◆ **WRITTEN INSTRUCTION**: Repeat every line of the data exactly, but not the pictures.

◆ **GIVEN INFORMATION**:
********************
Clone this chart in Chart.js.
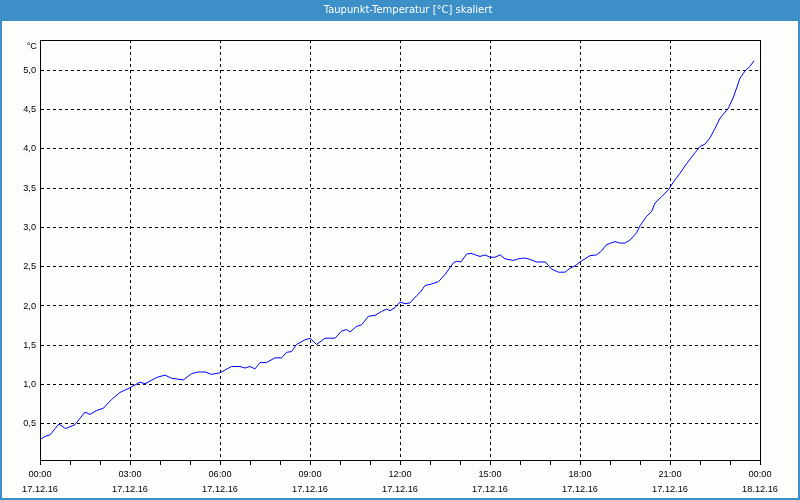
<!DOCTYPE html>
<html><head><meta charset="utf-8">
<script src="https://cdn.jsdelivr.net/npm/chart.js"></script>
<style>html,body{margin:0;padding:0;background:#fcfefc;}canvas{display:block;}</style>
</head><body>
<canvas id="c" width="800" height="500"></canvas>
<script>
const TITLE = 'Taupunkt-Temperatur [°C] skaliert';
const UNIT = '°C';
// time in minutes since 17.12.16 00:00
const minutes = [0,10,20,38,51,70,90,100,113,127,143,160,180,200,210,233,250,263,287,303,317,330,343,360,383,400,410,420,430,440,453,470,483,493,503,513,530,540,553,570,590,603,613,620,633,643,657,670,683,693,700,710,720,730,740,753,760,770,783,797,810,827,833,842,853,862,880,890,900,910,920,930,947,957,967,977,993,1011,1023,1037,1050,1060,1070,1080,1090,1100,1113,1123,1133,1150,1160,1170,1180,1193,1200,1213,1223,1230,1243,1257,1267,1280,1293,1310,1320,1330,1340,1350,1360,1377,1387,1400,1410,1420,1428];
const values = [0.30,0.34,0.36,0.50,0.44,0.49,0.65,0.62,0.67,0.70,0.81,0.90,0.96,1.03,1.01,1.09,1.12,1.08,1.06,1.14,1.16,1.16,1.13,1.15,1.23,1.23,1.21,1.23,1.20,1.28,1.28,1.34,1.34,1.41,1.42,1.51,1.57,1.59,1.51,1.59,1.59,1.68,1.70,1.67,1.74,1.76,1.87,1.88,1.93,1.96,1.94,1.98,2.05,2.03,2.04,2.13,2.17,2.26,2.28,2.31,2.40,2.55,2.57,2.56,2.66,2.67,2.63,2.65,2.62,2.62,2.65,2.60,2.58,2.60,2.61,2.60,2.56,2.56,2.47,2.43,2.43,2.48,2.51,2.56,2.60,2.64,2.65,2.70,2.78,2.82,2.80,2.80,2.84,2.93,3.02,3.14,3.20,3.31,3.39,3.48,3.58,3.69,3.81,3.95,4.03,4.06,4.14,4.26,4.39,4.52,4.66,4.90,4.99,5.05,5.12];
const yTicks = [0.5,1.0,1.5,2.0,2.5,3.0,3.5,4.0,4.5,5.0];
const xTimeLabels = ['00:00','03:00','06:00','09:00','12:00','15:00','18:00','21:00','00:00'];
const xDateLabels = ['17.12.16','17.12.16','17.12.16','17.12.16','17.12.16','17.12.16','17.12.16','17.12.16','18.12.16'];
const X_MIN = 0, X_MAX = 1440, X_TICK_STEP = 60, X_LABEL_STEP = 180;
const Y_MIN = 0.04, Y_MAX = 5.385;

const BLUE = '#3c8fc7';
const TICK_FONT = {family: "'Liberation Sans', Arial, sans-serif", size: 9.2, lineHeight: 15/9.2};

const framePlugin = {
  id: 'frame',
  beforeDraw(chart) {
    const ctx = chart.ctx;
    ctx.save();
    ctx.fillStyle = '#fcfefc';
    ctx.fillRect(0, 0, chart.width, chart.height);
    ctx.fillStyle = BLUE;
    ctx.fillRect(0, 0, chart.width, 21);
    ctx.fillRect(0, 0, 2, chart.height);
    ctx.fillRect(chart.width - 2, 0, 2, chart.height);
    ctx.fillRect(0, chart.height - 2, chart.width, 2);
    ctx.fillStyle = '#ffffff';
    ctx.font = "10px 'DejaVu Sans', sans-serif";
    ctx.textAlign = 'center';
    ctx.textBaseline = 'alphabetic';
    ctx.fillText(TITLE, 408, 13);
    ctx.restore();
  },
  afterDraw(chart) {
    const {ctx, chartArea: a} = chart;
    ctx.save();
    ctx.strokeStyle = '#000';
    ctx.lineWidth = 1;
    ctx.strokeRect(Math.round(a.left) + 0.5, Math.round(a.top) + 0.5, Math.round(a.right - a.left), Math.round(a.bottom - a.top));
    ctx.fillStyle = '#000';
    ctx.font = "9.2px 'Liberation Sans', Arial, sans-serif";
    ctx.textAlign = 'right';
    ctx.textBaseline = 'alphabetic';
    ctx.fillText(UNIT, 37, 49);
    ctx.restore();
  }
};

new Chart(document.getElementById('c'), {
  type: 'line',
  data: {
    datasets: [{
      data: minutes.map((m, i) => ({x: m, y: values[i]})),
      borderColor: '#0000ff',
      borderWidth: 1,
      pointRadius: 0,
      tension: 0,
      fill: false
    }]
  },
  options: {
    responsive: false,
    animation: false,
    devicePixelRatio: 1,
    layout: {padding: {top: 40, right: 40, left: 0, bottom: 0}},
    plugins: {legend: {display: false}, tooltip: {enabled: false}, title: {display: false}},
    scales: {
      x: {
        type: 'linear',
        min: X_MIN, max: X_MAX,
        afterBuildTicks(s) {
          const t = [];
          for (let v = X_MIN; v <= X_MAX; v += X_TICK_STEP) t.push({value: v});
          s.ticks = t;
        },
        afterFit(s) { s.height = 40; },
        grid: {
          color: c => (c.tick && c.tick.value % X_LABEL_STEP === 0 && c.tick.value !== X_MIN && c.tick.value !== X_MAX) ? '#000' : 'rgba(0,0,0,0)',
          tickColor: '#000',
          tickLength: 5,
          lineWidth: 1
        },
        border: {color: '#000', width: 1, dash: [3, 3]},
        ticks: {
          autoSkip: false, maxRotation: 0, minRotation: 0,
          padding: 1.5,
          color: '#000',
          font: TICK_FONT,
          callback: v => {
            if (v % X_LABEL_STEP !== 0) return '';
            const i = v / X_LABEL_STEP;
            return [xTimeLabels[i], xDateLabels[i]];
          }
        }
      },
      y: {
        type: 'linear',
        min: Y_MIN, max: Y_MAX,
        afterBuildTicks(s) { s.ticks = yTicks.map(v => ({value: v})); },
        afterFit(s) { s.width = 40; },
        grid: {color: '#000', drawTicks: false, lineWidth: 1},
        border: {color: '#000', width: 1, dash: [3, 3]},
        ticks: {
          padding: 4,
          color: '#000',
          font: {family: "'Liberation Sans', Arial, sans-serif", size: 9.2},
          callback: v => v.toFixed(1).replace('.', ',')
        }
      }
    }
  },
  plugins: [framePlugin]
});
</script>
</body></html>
********************
◆ **EXERCISE OUTPUT**:
Clone this chart in Chart.js.
<!DOCTYPE html>
<html><head><meta charset="utf-8">
<script src="https://cdn.jsdelivr.net/npm/chart.js"></script>
<style>html,body{margin:0;padding:0;background:#fcfefc;}canvas{display:block;}</style>
</head><body>
<canvas id="c" width="800" height="500"></canvas>
<script>
const TITLE = 'Taupunkt-Temperatur [°C] skaliert';
const UNIT = '°C';
// time in minutes since 17.12.16 00:00
const minutes = [0,10,20,38,51,70,90,100,113,127,143,160,180,200,210,233,250,263,287,303,317,330,343,360,383,400,410,420,430,440,453,470,483,493,503,513,530,540,553,570,590,603,613,620,633,643,657,670,683,693,700,710,720,730,740,753,760,770,783,797,810,827,833,842,853,862,880,890,900,910,920,930,947,957,967,977,993,1011,1023,1037,1050,1060,1070,1080,1090,1100,1113,1123,1133,1150,1160,1170,1180,1193,1200,1213,1223,1230,1243,1257,1267,1280,1293,1310,1320,1330,1340,1350,1360,1377,1387,1400,1410,1420,1428];
const values = [0.30,0.34,0.36,0.50,0.44,0.49,0.65,0.62,0.67,0.70,0.81,0.90,0.96,1.03,1.01,1.09,1.12,1.08,1.06,1.14,1.16,1.16,1.13,1.15,1.23,1.23,1.21,1.23,1.20,1.28,1.28,1.34,1.34,1.41,1.42,1.51,1.57,1.59,1.51,1.59,1.59,1.68,1.70,1.67,1.74,1.76,1.87,1.88,1.93,1.96,1.94,1.98,2.05,2.03,2.04,2.13,2.17,2.26,2.28,2.31,2.40,2.55,2.57,2.56,2.66,2.67,2.63,2.65,2.62,2.62,2.65,2.60,2.58,2.60,2.61,2.60,2.56,2.56,2.47,2.43,2.43,2.48,2.51,2.56,2.60,2.64,2.65,2.70,2.78,2.82,2.80,2.80,2.84,2.93,3.02,3.14,3.20,3.31,3.39,3.48,3.58,3.69,3.81,3.95,4.03,4.06,4.14,4.26,4.39,4.52,4.66,4.90,4.99,5.05,5.12];
const yTicks = [0.5,1.0,1.5,2.0,2.5,3.0,3.5,4.0,4.5,5.0];
const xTimeLabels = ['00:00','03:00','06:00','09:00','12:00','15:00','18:00','21:00','00:00'];
const xDateLabels = ['17.12.16','17.12.16','17.12.16','17.12.16','17.12.16','17.12.16','17.12.16','17.12.16','18.12.16'];
const X_MIN = 0, X_MAX = 1440, X_TICK_STEP = 60, X_LABEL_STEP = 180;
const Y_MIN = 0.04, Y_MAX = 5.385;

const BLUE = '#3c8fc7';
const TICK_FONT = {family: "'Liberation Sans', Arial, sans-serif", size: 9.2, lineHeight: 15/9.2};

const framePlugin = {
  id: 'frame',
  beforeDraw(chart) {
    const ctx = chart.ctx;
    ctx.save();
    ctx.fillStyle = '#fcfefc';
    ctx.fillRect(0, 0, chart.width, chart.height);
    ctx.fillStyle = BLUE;
    ctx.fillRect(0, 0, chart.width, 21);
    ctx.fillRect(0, 0, 2, chart.height);
    ctx.fillRect(chart.width - 2, 0, 2, chart.height);
    ctx.fillRect(0, chart.height - 2, chart.width, 2);
    ctx.fillStyle = '#ffffff';
    ctx.font = "10px 'DejaVu Sans', sans-serif";
    ctx.textAlign = 'center';
    ctx.textBaseline = 'alphabetic';
    ctx.fillText(TITLE, 408, 13);
    ctx.restore();
  },
  afterDraw(chart) {
    const {ctx, chartArea: a} = chart;
    ctx.save();
    ctx.strokeStyle = '#000';
    ctx.lineWidth = 1;
    ctx.strokeRect(Math.round(a.left) + 0.5, Math.round(a.top) + 0.5, Math.round(a.right - a.left), Math.round(a.bottom - a.top));
    ctx.fillStyle = '#000';
    ctx.font = "9.2px 'Liberation Sans', Arial, sans-serif";
    ctx.textAlign = 'right';
    ctx.textBaseline = 'alphabetic';
    ctx.fillText(UNIT, 37, 49);
    ctx.restore();
  }
};

new Chart(document.getElementById('c'), {
  type: 'line',
  data: {
    datasets: [{
      data: minutes.map((m, i) => ({x: m, y: values[i]})),
      borderColor: '#0000ff',
      borderWidth: 1,
      pointRadius: 0,
      tension: 0,
      fill: false
    }]
  },
  options: {
    responsive: false,
    animation: false,
    devicePixelRatio: 1,
    layout: {padding: {top: 40, right: 40, left: 0, bottom: 0}},
    plugins: {legend: {display: false}, tooltip: {enabled: false}, title: {display: false}},
    scales: {
      x: {
        type: 'linear',
        min: X_MIN, max: X_MAX,
        afterBuildTicks(s) {
          const t = [];
          for (let v = X_MIN; v <= X_MAX; v += X_TICK_STEP) t.push({value: v});
          s.ticks = t;
        },
        afterFit(s) { s.height = 40; },
        grid: {
          color: c => (c.tick && c.tick.value % X_LABEL_STEP === 0 && c.tick.value !== X_MIN && c.tick.value !== X_MAX) ? '#000' : 'rgba(0,0,0,0)',
          tickColor: '#000',
          tickLength: 5,
          lineWidth: 1
        },
        border: {color: '#000', width: 1, dash: [3, 3]},
        ticks: {
          autoSkip: false, maxRotation: 0, minRotation: 0,
          padding: 1.5,
          color: '#000',
          font: TICK_FONT,
          callback: v => {
            if (v % X_LABEL_STEP !== 0) return '';
            const i = v / X_LABEL_STEP;
            return [xTimeLabels[i], xDateLabels[i]];
          }
        }
      },
      y: {
        type: 'linear',
        min: Y_MIN, max: Y_MAX,
        afterBuildTicks(s) { s.ticks = yTicks.map(v => ({value: v})); },
        afterFit(s) { s.width = 40; },
        grid: {color: '#000', drawTicks: false, lineWidth: 1},
        border: {color: '#000', width: 1, dash: [3, 3]},
        ticks: {
          padding: 4,
          color: '#000',
          font: {family: "'Liberation Sans', Arial, sans-serif", size: 9.2},
          callback: v => v.toFixed(1).replace('.', ',')
        }
      }
    }
  },
  plugins: [framePlugin]
});
</script>
</body></html>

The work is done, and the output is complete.